┌─ Information provided

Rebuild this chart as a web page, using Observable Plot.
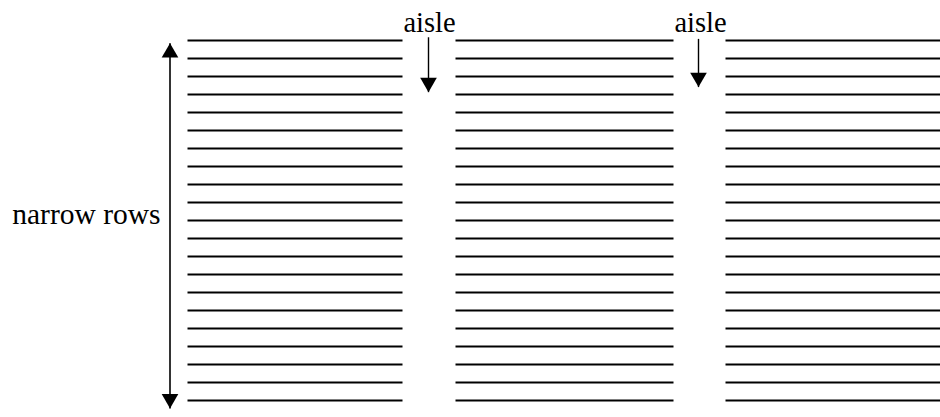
<!DOCTYPE html>
<html>
<head>
<meta charset="utf-8">
<script src="https://cdn.jsdelivr.net/npm/d3@7"></script>
<script src="https://cdn.jsdelivr.net/npm/@observablehq/plot@0.6"></script>
<style>
html, body { margin: 0; padding: 0; background: #fff; overflow: hidden; }
#chart svg { display: block; }
#chart svg text { font-family: "Liberation Serif", "Times New Roman", serif !important; }
</style>
</head>
<body>
<div id="chart"></div>
<script>
// Row numbers (each narrow row is one horizontal line)
const rows = [1, 2, 3, 4, 5, 6, 7, 8, 9, 10, 11, 12, 13, 14, 15, 16, 17, 18, 19, 20, 21];
// Three blocks of rows separated by aisles (x extents in drawing units)
const blockNames = ["left block", "middle block", "right block"];
const blockStart = [187, 455, 725];
const blockEnd = [402, 673, 940];

// Double-headed "narrow rows" dimension arrow (x, start row, end row)
const spanX = 169.5;
const spanTop = 1.15;
const spanBottom = 21.44;

// Aisle labels and their downward arrows
const aisleLabels = ["aisle", "aisle"];
const aisleLabelX = [429, 700];
const aisleArrowX = [428, 698];
const aisleArrowFrom = [0.82, 0.91];
const aisleArrowTip = [3.87, 3.59];

const rowLabel = "narrow rows";

// ---- build tables for the library ----
const lines = [];
blockNames.forEach((b, i) => rows.forEach(r => lines.push({block: b, row: r, x1: blockStart[i], x2: blockEnd[i]})));

const aisles = aisleLabels.map((t, i) => ({label: t, lx: aisleLabelX[i], ax: aisleArrowX[i], from: aisleArrowFrom[i], tip: aisleArrowTip[i]}));

const headHalf = 4.8; // px: triangle geometry unit
const rowPx = 18;     // px per row in y range
const headOffset = 2 * headHalf / rowPx; // tip-to-centroid offset, in row units
const headR = Math.sqrt(headHalf * headHalf * Math.sqrt(3) * 3 / Math.PI);

const heads = [
  {x: spanX, y: spanTop + headOffset, rot: 0},
  {x: spanX, y: spanBottom - headOffset, rot: 180},
  ...aisles.map(a => ({x: a.ax, y: a.tip - headOffset, rot: 180}))
];

const font = "'Liberation Serif', 'Times New Roman', serif";

const chart = Plot.plot({
  width: 940,
  height: 417,
  margin: 0,
  x: {domain: [0, 940], range: [0, 940], axis: null},
  y: {domain: [1, 21], range: [40, 400], axis: null},
  style: {background: "#fff", fontFamily: font},
  marks: [
    // narrow rows
    Plot.link(lines, {x1: "x1", x2: "x2", y1: "row", y2: "row", stroke: "#000", strokeWidth: 1.8}),
    // span arrow shaft
    Plot.link([{x: spanX, a: spanTop, b: spanBottom}], {x1: "x", x2: "x", y1: "a", y2: "b", stroke: "#000", strokeWidth: 1.6}),
    // aisle arrow shafts
    Plot.link(aisles, {x1: "ax", x2: "ax", y1: "from", y2: "tip", stroke: "#000", strokeWidth: 1.4}),
    // arrowheads
    Plot.dot(heads, {x: "x", y: "y", rotate: "rot", symbol: "triangle", r: headR, fill: "#000", stroke: "none"}),
    // labels
    Plot.text(aisles, {x: "lx", y: 0.04, text: "label", fontSize: 28.5, fontFamily: font, fill: "#000", textAnchor: "middle"}),
    Plot.text([rowLabel], {x: 160, y: 10.66, text: d => d, fontSize: 29.5, fontFamily: font, fill: "#000", textAnchor: "end"})
  ]
});

document.getElementById("chart").appendChild(chart);
</script>
</body>
</html>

└─

Reproduce the full material exactly, excluding the pictures.

(Exercise solution)
Rebuild this chart as a web page, using Observable Plot.
<!DOCTYPE html>
<html>
<head>
<meta charset="utf-8">
<script src="https://cdn.jsdelivr.net/npm/d3@7"></script>
<script src="https://cdn.jsdelivr.net/npm/@observablehq/plot@0.6"></script>
<style>
html, body { margin: 0; padding: 0; background: #fff; overflow: hidden; }
#chart svg { display: block; }
#chart svg text { font-family: "Liberation Serif", "Times New Roman", serif !important; }
</style>
</head>
<body>
<div id="chart"></div>
<script>
// Row numbers (each narrow row is one horizontal line)
const rows = [1, 2, 3, 4, 5, 6, 7, 8, 9, 10, 11, 12, 13, 14, 15, 16, 17, 18, 19, 20, 21];
// Three blocks of rows separated by aisles (x extents in drawing units)
const blockNames = ["left block", "middle block", "right block"];
const blockStart = [187, 455, 725];
const blockEnd = [402, 673, 940];

// Double-headed "narrow rows" dimension arrow (x, start row, end row)
const spanX = 169.5;
const spanTop = 1.15;
const spanBottom = 21.44;

// Aisle labels and their downward arrows
const aisleLabels = ["aisle", "aisle"];
const aisleLabelX = [429, 700];
const aisleArrowX = [428, 698];
const aisleArrowFrom = [0.82, 0.91];
const aisleArrowTip = [3.87, 3.59];

const rowLabel = "narrow rows";

// ---- build tables for the library ----
const lines = [];
blockNames.forEach((b, i) => rows.forEach(r => lines.push({block: b, row: r, x1: blockStart[i], x2: blockEnd[i]})));

const aisles = aisleLabels.map((t, i) => ({label: t, lx: aisleLabelX[i], ax: aisleArrowX[i], from: aisleArrowFrom[i], tip: aisleArrowTip[i]}));

const headHalf = 4.8; // px: triangle geometry unit
const rowPx = 18;     // px per row in y range
const headOffset = 2 * headHalf / rowPx; // tip-to-centroid offset, in row units
const headR = Math.sqrt(headHalf * headHalf * Math.sqrt(3) * 3 / Math.PI);

const heads = [
  {x: spanX, y: spanTop + headOffset, rot: 0},
  {x: spanX, y: spanBottom - headOffset, rot: 180},
  ...aisles.map(a => ({x: a.ax, y: a.tip - headOffset, rot: 180}))
];

const font = "'Liberation Serif', 'Times New Roman', serif";

const chart = Plot.plot({
  width: 940,
  height: 417,
  margin: 0,
  x: {domain: [0, 940], range: [0, 940], axis: null},
  y: {domain: [1, 21], range: [40, 400], axis: null},
  style: {background: "#fff", fontFamily: font},
  marks: [
    // narrow rows
    Plot.link(lines, {x1: "x1", x2: "x2", y1: "row", y2: "row", stroke: "#000", strokeWidth: 1.8}),
    // span arrow shaft
    Plot.link([{x: spanX, a: spanTop, b: spanBottom}], {x1: "x", x2: "x", y1: "a", y2: "b", stroke: "#000", strokeWidth: 1.6}),
    // aisle arrow shafts
    Plot.link(aisles, {x1: "ax", x2: "ax", y1: "from", y2: "tip", stroke: "#000", strokeWidth: 1.4}),
    // arrowheads
    Plot.dot(heads, {x: "x", y: "y", rotate: "rot", symbol: "triangle", r: headR, fill: "#000", stroke: "none"}),
    // labels
    Plot.text(aisles, {x: "lx", y: 0.04, text: "label", fontSize: 28.5, fontFamily: font, fill: "#000", textAnchor: "middle"}),
    Plot.text([rowLabel], {x: 160, y: 10.66, text: d => d, fontSize: 29.5, fontFamily: font, fill: "#000", textAnchor: "end"})
  ]
});

document.getElementById("chart").appendChild(chart);
</script>
</body>
</html>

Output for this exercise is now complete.